Learning centers offer one easy route to addressing children's individual learning styles. Create charts with children's names and activity options and post them in each learning center. Children can check their names each time they work in a center and attach "smile-face" stickers on the charts to indicate which activities they enjoyed. Remember to check the charts frequently and keep a record of children's preferences.

Here are some ideas for materials you can include in your centers:


Include books that show bright colors and loud sounds, books that tell stories, books that show different cultures and races. Blank books, in which children can write and draw are very important. Writing paper and an old typewriter give children a chance to express themselves "in writing." A cassette or CD player with stories and earphones allows children a chance to retreat into the world of imagination.


Objects that encourage children to count, compare, and record are valuable here. While the term "hypothesis" may never be used, we want children to manipulate, look, and manipulate again. Cuisenaire rods, dice, three-dimensional numbers, a scale, a magnifying glass, an egg timer, rulers, and magnets are great additions to this area. Include large thermometers so that children can take turns taking the outside temperature at certain times during the day and recording how it changes (by time and season).

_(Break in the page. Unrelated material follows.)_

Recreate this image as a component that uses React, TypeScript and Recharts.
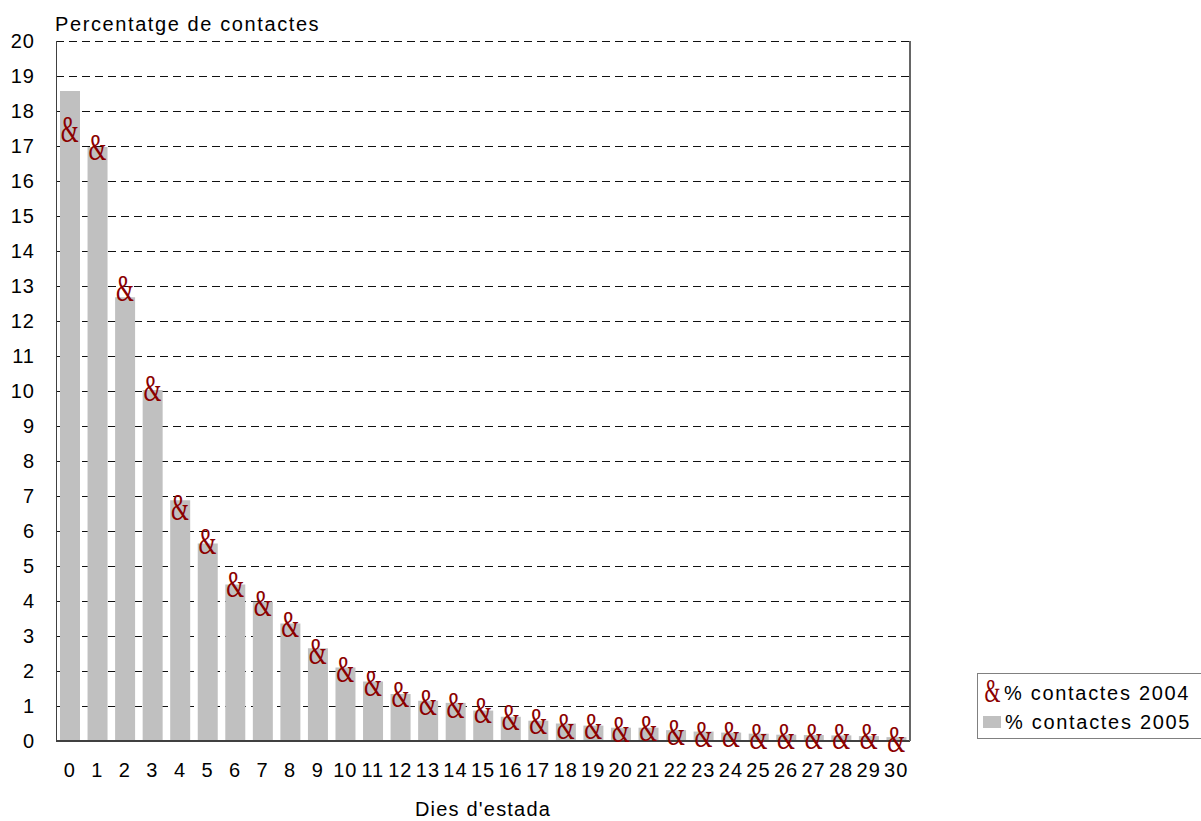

In addition to the painting and drawing supplies found in most classrooms, what about occasionally moving this area to a place where kids can draw in chalk on the sidewalk or an asphalt-- covered space? The vastly larger "canvas" that this offers is a broadening experience. Exposure to classic works of art-from Picasso to Van Gogh to Peter Max-displayed in the art area draws children's attention and provides them with inspiration for creating their own work. Ask children to create their own interpretations of the Mona Lisa or Starry Night-you'll be astounded at the results!

Manipulative and Large-Motor

Provide Legos(R) and straws for building. Look for materials that can be used for variations on the traditional "pick up sticks" game. Twister or hopscotch kinds of games (young children can simply jump to adjacent squares or to those whose color has come up on a card) work well in smaller spaces. Also, children can play catch with scarves (they don't go far and won't roll) if space is limited. If permanent marks cannot be made on a floor, consider using masking tape: It can be placed and removed on a daily basis and used to provide lots of motor-skill activities.


Encourage children to listen and march to band music. Provide earphones and offer selections of music that go with the weather. Over time, children can begin to think about music that matches their (or their teacher's) mood. 


Collect rocks, leaves, acorns, shells, or different types of soil that children can investigate, compare, and contrast. If possible, give children an opportunity to "adopt" a tree, taking them to visit their trees throughout the year. Invite them to observe how their tree changes from season to season, and compare how its appearance changes during different weather conditions. Collections are important here.